POLITICO: Europe doesn’t know how much fuel it has

8:55 03.05.2026 •

Pic.: POLITICO

As airlines ground planes and officials urge citizens to cut back on their commutes, Europe’s effort to prevent shortages caused by the Iran war is running into an unexpected hitch: Nobody knows how much fuel the continent actually has.

The scramble comes as the war in Iran drives up Europe’s fossil fuel bill and threatens to choke off supplies moving through the Strait of Hormuz, a key artery for oil and gas. European Commission President Ursula von der Leyen said Wednesday that the conflict is costing the EU nearly €500 million a day in higher energy costs, even as U.S. President Donald Trump has ordered his aides to prepare for a prolonged blockade of Iran that could further disrupt global energy markets.

“In Europe, we have visibility and commitments into May and June… what happens beyond is hard to forecast,” Tobias Meyer, chief executive of DHL Group, said during a press breakfast attended by POLITICO. “There are strategic reserves, but there's not much visibility on how much has been drawn.”

They want to know

Officials wanting to know when the taps might run dry have very little to go on — a blind spot that risks leaving them unable to identify shortages or forced to make emergency decisions based on partial information.

At a high-level summit last month, ministers from Belgium, the Netherlands and Spain called attention to these knowledge gaps, urging the EU to coordinate more real-time monitoring and analysis, particularly around refined products, according to minutes seen by POLITICO. Greece's delegate went so far as to ask the Commission to set up a WhatsApp or Signal channel between member countries and the EU executive.

"We have very limited market knowledge and data for gas and oil," said one senior European energy ministry official, speaking like others quoted in this article on condition of anonymity to discuss the sensitive matter openly. "Our knowledge of what is being put into circulation, and withdrawn, and sent along different routes... there is certainly a lack of market monitoring."

When it comes to refined fuels like diesel and jet fuel, the picture is especially murky.

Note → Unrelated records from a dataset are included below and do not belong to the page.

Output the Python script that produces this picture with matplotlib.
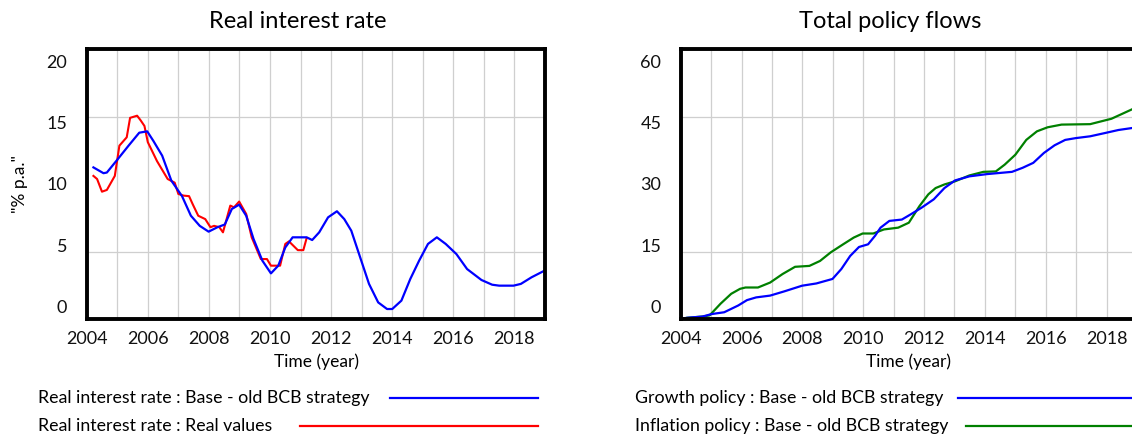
import matplotlib

matplotlib.use("Agg")
import matplotlib.pyplot as plt
from matplotlib.lines import Line2D
from matplotlib.ticker import FixedLocator, MultipleLocator

plt.rcParams["font.family"] = ["Lato", "DejaVu Sans"]

FIG_W, FIG_H = 1132, 437

# Real interest rate : Base - old BCB strategy
rate_base_years = [
    2004.22, 2004.55, 2004.66, 2005.02, 2005.37, 2005.72, 2005.98, 2006.18,
    2006.47, 2006.77, 2007.12, 2007.41, 2007.70, 2007.99, 2008.28, 2008.52,
    2008.75, 2008.99, 2009.22, 2009.46, 2009.75, 2010.03, 2010.27, 2010.50,
    2010.74, 2011.20, 2011.38, 2011.61, 2011.90, 2012.19, 2012.43, 2012.66,
    2012.95, 2013.24, 2013.54, 2013.83, 2014.00, 2014.30, 2014.59, 2014.88,
    2015.17, 2015.46, 2015.75, 2016.10, 2016.45, 2016.92, 2017.27, 2017.50,
    2017.97, 2018.21, 2018.56, 2019.00,
]
rate_base = [
    11.23, 10.80, 10.85, 11.85, 12.84, 13.80, 13.90, 13.20,
    12.10, 10.25, 9.10, 7.65, 6.90, 6.47, 6.80, 7.00,
    8.15, 8.47, 7.65, 5.93, 4.32, 3.38, 3.95, 5.30,
    6.05, 6.05, 5.85, 6.42, 7.53, 7.98, 7.40, 6.54,
    4.57, 2.60, 1.23, 0.74, 0.74, 1.36, 2.96, 4.32,
    5.56, 6.05, 5.56, 4.81, 3.70, 2.89, 2.54, 2.47,
    2.47, 2.60, 3.09, 3.60,
]

# Real interest rate : Real values
rate_real_years = [
    2004.22, 2004.34, 2004.50, 2004.66, 2004.92, 2005.07, 2005.31, 2005.42,
    2005.65, 2005.77, 2005.89, 2006.00, 2006.30, 2006.65, 2006.88, 2007.00,
    2007.17, 2007.35, 2007.47, 2007.65, 2007.88, 2008.05, 2008.17, 2008.34,
    2008.46, 2008.70, 2008.82, 2008.99, 2009.22, 2009.40, 2009.70, 2009.90,
    2010.03, 2010.33, 2010.50, 2010.62, 2010.91, 2011.09, 2011.20,
]
rate_real = [
    10.60, 10.37, 9.43, 9.56, 10.60, 12.84, 13.46, 14.90,
    15.06, 14.70, 14.30, 13.10, 11.70, 10.37, 10.10, 9.26,
    9.14, 9.10, 8.50, 7.65, 7.40, 6.80, 6.90, 6.80,
    6.42, 8.40, 8.27, 8.70, 7.78, 6.05, 4.44, 4.44,
    3.95, 3.95, 5.56, 5.75, 5.10, 5.10, 6.00,
]

# Growth policy : Base - old BCB strategy
growth_years = [
    2004.00, 2004.20, 2004.72, 2005.02, 2005.43, 2005.89, 2006.18, 2006.48,
    2006.94, 2007.41, 2007.99, 2008.46, 2008.99, 2009.28, 2009.57, 2009.86,
    2010.16, 2010.39, 2010.57, 2010.86, 2011.27, 2011.56, 2011.91, 2012.32,
    2012.67, 2013.02, 2013.49, 2014.07, 2014.89, 2015.24, 2015.59, 2015.94,
    2016.29, 2016.64, 2016.99, 2017.46, 2017.93, 2018.39, 2019.00,
]
growth = [
    0.0, 0.26, 0.55, 1.10, 1.50, 3.00, 4.20, 4.80,
    5.20, 6.15, 7.40, 7.90, 8.90, 11.10, 14.00, 16.00,
    16.60, 18.50, 20.30, 21.80, 22.10, 23.25, 24.70, 26.60,
    29.10, 30.80, 31.70, 32.20, 32.70, 33.60, 34.70, 36.90,
    38.60, 39.80, 40.20, 40.60, 41.30, 42.00, 42.60,
]

# Inflation policy : Base - old BCB strategy
inflation_years = [
    2004.00, 2004.20, 2004.72, 2004.95, 2005.31, 2005.66, 2005.95, 2006.13,
    2006.54, 2006.94, 2007.35, 2007.76, 2008.23, 2008.58, 2008.93, 2009.34,
    2009.69, 2009.98, 2010.33, 2010.68, 2011.15, 2011.50, 2011.85, 2012.14,
    2012.38, 2012.67, 2013.02, 2013.49, 2013.95, 2014.36, 2014.65, 2015.00,
    2015.36, 2015.71, 2016.06, 2016.52, 2017.46, 2018.16, 2019.00,
]
inflation = [
    0.0, 0.26, 0.55, 0.80, 3.40, 5.60, 6.70, 7.00,
    7.00, 8.10, 10.00, 11.60, 11.80, 12.90, 14.80, 16.60,
    18.10, 19.00, 19.00, 19.90, 20.30, 21.40, 25.10, 27.70,
    29.10, 29.90, 30.60, 31.90, 32.70, 32.80, 34.30, 36.50,
    39.80, 41.70, 42.60, 43.20, 43.30, 44.50, 47.10,
]

year_ticks = [2004, 2006, 2008, 2010, 2012, 2014, 2016, 2018]
rate_ticks = [0, 5, 10, 15, 20]
flow_ticks = [0, 15, 30, 45, 60]


def px_box(left, top, right, bottom):
    """Convert pixel box (origin top-left) into figure fractions."""
    return [left / FIG_W, 1 - bottom / FIG_H, (right - left) / FIG_W, (bottom - top) / FIG_H]


def style_axes(ax, yticks):
    """Vensim-like frame, grid every year, labels spread inside the frame."""
    ymin, ymax = yticks[0], yticks[-1]
    ax.set_xlim(2004, 2019)
    ax.set_ylim(ymin, ymax)
    ax.xaxis.set_major_locator(FixedLocator(year_ticks))
    ax.xaxis.set_minor_locator(MultipleLocator(1))
    ax.set_xticklabels([str(y) for y in year_ticks])
    # vensim draws the value labels slightly pulled towards the middle
    n = len(yticks) - 1
    span = ymax - ymin
    label_pos = [ymin + (0.048 + i * 0.904 / n) * span for i in range(n + 1)]
    ax.yaxis.set_major_locator(FixedLocator(label_pos))
    ax.set_yticklabels([str(v) for v in yticks])
    ax.yaxis.set_minor_locator(FixedLocator(yticks[1:-1]))
    ax.grid(False)
    ax.xaxis.grid(True, which="both", color="#cfcfcf", lw=0.9)
    ax.yaxis.grid(True, which="minor", color="#cfcfcf", lw=0.9)
    ax.tick_params(which="both", length=0, labelsize=13, colors="#111111")
    ax.tick_params(axis="y", pad=14)
    ax.tick_params(axis="x", pad=9)
    for sp in ax.spines.values():
        sp.set_linewidth(2.8)
        sp.set_color("black")
    ax.set_axisbelow(True)


fig = plt.figure(figsize=(FIG_W / 100, FIG_H / 100), dpi=100)

ax1 = fig.add_axes(px_box(86.7, 49, 545, 319))
ax1.plot(rate_real_years, rate_real, color="#ff0000", lw=1.5)
ax1.plot(rate_base_years, rate_base, color="#0000ff", lw=1.6)
style_axes(ax1, rate_ticks)

ax2 = fig.add_axes(px_box(680.7, 49, 1137, 319))
ax2.plot(inflation_years, inflation, color="#008000", lw=1.6)
ax2.plot(growth_years, growth, color="#0000ff", lw=1.6)
style_axes(ax2, flow_ticks)

# titles and axis labels
fig.text(298 / FIG_W, 1 - 22 / FIG_H, "Real interest rate", fontsize=17, ha="center", va="center")
fig.text(890 / FIG_W, 1 - 22 / FIG_H, "Total policy flows", fontsize=17, ha="center", va="center")
fig.text(20 / FIG_W, 1 - 184 / FIG_H, '"% p.a."', fontsize=12.5, rotation=90, ha="center", va="center")
fig.text(316 / FIG_W, 1 - 362 / FIG_H, "Time (year)", fontsize=12.5, ha="center", va="center")
fig.text(909 / FIG_W, 1 - 362 / FIG_H, "Time (year)", fontsize=12.5, ha="center", va="center")

# legend rows below each chart
legend_rows = [
    (38, 398, 390, 538, "Real interest rate : Base - old BCB strategy", "#0000ff"),
    (38, 426, 300, 538, "Real interest rate : Real values", "#ff0000"),
    (635, 398, 958, 1140, "Growth policy : Base - old BCB strategy", "#0000ff"),
    (635, 426, 966, 1140, "Inflation policy : Base - old BCB strategy", "#008000"),
]
for tx, ty, lx0, lx1, label, color in legend_rows:
    fig.text(tx / FIG_W, 1 - ty / FIG_H, label, fontsize=12.8, ha="left", va="center")
    fig.add_artist(Line2D([lx0 / FIG_W, lx1 / FIG_W], [1 - ty / FIG_H, 1 - ty / FIG_H],
                          color=color, lw=1.6, transform=fig.transFigure))

fig.savefig("out.png", dpi=100)
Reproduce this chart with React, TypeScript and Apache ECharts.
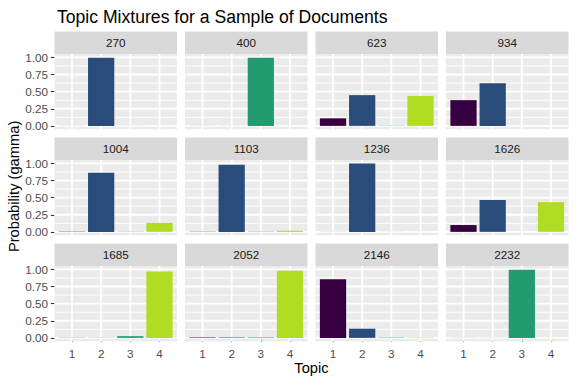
import React, { useEffect, useRef } from "react";
import * as echarts from "echarts";

const documents = ["270", "400", "623", "934", "1004", "1103", "1236", "1626", "1685", "2052", "2146", "2232"];
const topics = [1, 2, 3, 4];
const topic1Gamma = [0.001, 0.001, 0.11, 0.376, 0.004, 0.003, 0.001, 0.1, 0.002, 0.007, 0.856, 0.001];
const topic2Gamma = [0.997, 0.001, 0.449, 0.624, 0.862, 0.979, 0.998, 0.466, 0.002, 0.007, 0.134, 0.001];
const topic3Gamma = [0.001, 0.997, 0.003, 0.0, 0.003, 0.002, 0.001, 0.0, 0.025, 0.007, 0.005, 0.997];
const topic4Gamma = [0.001, 0.001, 0.438, 0.0, 0.131, 0.016, 0.001, 0.434, 0.971, 0.979, 0.005, 0.001];
const topicColors = ["#360040", "#2A4C7A", "#219B6F", "#B0DD21"];
const yTicks = [0, 0.25, 0.5, 0.75, 1];
const yMinorTicks = [0.125, 0.375, 0.625, 0.875];
const yTickLabels = ["0.00", "0.25", "0.50", "0.75", "1.00"];
const xTickLabels = ["1", "2", "3", "4"];

const FONT = "'Liberation Sans', Arial, Helvetica, sans-serif";

export default function App() {
  const ref = useRef<HTMLDivElement>(null);
  useEffect(() => {
    if (!ref.current) return;
    const chart = echarts.init(ref.current, undefined, { renderer: "svg" });
    const gammas = [topic1Gamma, topic2Gamma, topic3Gamma, topic4Gamma];
    const xMin = 0.4, xMax = 4.6, yMin = -0.05, yMax = 1.05;
    const panelLeft = [54.5, 185, 315.5, 446];
    const panelW = 122.5;
    const panelTop = [54, 160, 266];
    const panelH = 75.3;
    const stripH = 22.5;
    const barW = (0.9 * panelW) / (xMax - xMin);

    const grids: any[] = [];
    const xAxes: any[] = [];
    const yAxes: any[] = [];
    const series: any[] = [];
    const graphics: any[] = [];

    documents.forEach((doc, i) => {
      const row = Math.floor(i / 4);
      const col = i % 4;
      const left = panelLeft[col];
      const top = panelTop[row];
      grids.push({
        left, top, width: panelW, height: panelH,
        show: true, backgroundColor: "#EBEBEB", borderWidth: 0,
      });
      const bottomRow = row === 2;
      const leftCol = col === 0;
      xAxes.push({
        type: "value", gridIndex: i, min: xMin, max: xMax,
        splitLine: { show: false },
        axisLine: { show: false },
        axisTick: { show: bottomRow, customValues: topics, length: 3.7, lineStyle: { color: "#333333", width: 1.1 } },
        axisLabel: {
          show: bottomRow, customValues: topics, margin: 6.5,
          formatter: (v: number) => xTickLabels[topics.indexOf(v)] ?? "",
          color: "#4D4D4D", fontSize: 11.7, fontFamily: FONT,
        },
      });
      yAxes.push({
        type: "value", gridIndex: i, min: yMin, max: yMax,
        splitLine: { show: false },
        axisLine: { show: false },
        axisTick: { show: leftCol, customValues: yTicks, length: 3.7, lineStyle: { color: "#333333", width: 1.1 } },
        axisLabel: {
          show: leftCol, customValues: yTicks, margin: 6.5,
          formatter: (v: number) => yTickLabels[yTicks.indexOf(v)] ?? "",
          color: "#4D4D4D", fontSize: 11.7, fontFamily: FONT,
        },
      });
      const gridData: number[][] = [
        ...yMinorTicks.map((v) => [2, v]),
        ...yTicks.map((v) => [1, v]),
        ...topics.map((v) => [0, v]),
      ];
      series.push({
        type: "custom", xAxisIndex: i, yAxisIndex: i, z: 1, silent: true,
        data: gridData,
        renderItem: (_p: any, api: any) => {
          const kind = api.value(0);
          const v = api.value(1);
          let a, b;
          if (kind === 0) { a = api.coord([v, yMin]); b = api.coord([v, yMax]); }
          else { a = api.coord([xMin, v]); b = api.coord([xMax, v]); }
          return {
            type: "line",
            shape: { x1: a[0], y1: a[1], x2: b[0], y2: b[1] },
            style: { stroke: "#FFFFFF", lineWidth: kind === 2 ? 0.95 : 1.9 },
          };
        },
      });
      series.push({
        type: "bar", xAxisIndex: i, yAxisIndex: i, z: 2, barWidth: barW,
        silent: true,
        data: topics.map((t, k) => ({ value: [t, gammas[k][i]], itemStyle: { color: topicColors[k] } })),
      });
      graphics.push({
        type: "rect", left, top: top - stripH,
        shape: { x: 0, y: 0, width: panelW, height: stripH },
        style: { fill: "#D9D9D9" }, silent: true,
      });
      graphics.push({
        type: "text", x: left + panelW / 2, y: top - stripH / 2,
        style: { text: doc, fill: "#1A1A1A", fontSize: 11.7, fontFamily: FONT, textAlign: "center", textVerticalAlign: "middle" },
        silent: true,
      });
    });

    graphics.push({
      type: "text", x: (panelLeft[0] + panelLeft[3] + panelW) / 2, y: 368,
      style: { text: "Topic", fill: "#000000", fontSize: 14.7, fontFamily: FONT, textAlign: "center", textVerticalAlign: "middle" },
    });
    graphics.push({
      type: "text", x: 14, y: (panelTop[0] - stripH + panelTop[2] + panelH) / 2, rotation: Math.PI / 2,
      style: { text: "Probability (gamma)", fill: "#000000", fontSize: 14.7, fontFamily: FONT, textAlign: "center", textVerticalAlign: "middle" },
    });

    chart.setOption({
      animation: false,
      backgroundColor: "#FFFFFF",
      title: {
        text: "Topic Mixtures for a Sample of Documents",
        left: 52, top: 3,
        textStyle: { fontSize: 17.6, fontWeight: "normal", color: "#000000", fontFamily: FONT },
      },
      grid: grids,
      xAxis: xAxes,
      yAxis: yAxes,
      series,
      graphic: graphics,
    });
    return () => chart.dispose();
  }, []);
  return <div ref={ref} style={{ position: "fixed", left: 0, top: 0, width: 576, height: 384 }} />;
}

The EU relies primarily on its official statistics service Eurostat and coordination meetings with member countries to gauge supply levels. But most stocks sit out of sight in scattered commercial inventories spanning diverse sectors, with firms reluctant to disclose sensitive business data that they’re not legally obliged to report.

Since the war began, energy ministers have called on the European Commission, the EU's executive branch, to bolster the bloc's ability to gauge the supplies held across the continent in underground facilities, rows of tanks at major ports, vast supertankers bobbing off European coasts, and depots in airports and along key pipelines.

Fog of war

What is known isn't especially comforting.

Europe’s gas stocks, for a start, were already low before the attack on Iran, averaging under 30 percent of national capacity thanks to sharp drawdowns over the winter. Refilling those reserves depends on incentivizing traders, who generally prefer to pump gas into storage in the summer when prices fall, and sell in the winter when prices rise. But the Iran war risks inverting that dynamic, and EU efforts to resolve the problem have met a mixed reception. 

The rerouting of global energy markets that followed the blockage of Hormuz risks upending that dynamic further. Tankers are no longer being diverted to Asia from Europe but are simply steaming there directly from West Africa and the U.S., said Charles Costerousse, a natural gas analyst at market research firm Kpler.

The IEA’s most recent report details that European inventories were already low in February compared to the year before, but it includes limited data for March.

Tracking jet fuel stocks — held primarily in fixed-roof tanks — is “much more difficult,” Falakshahi said. Data on the fuel is drawn largely from voluntary disclosures by companies, and the lack of transparency is consistent with ongoing disagreements over how much fuel Europe has left.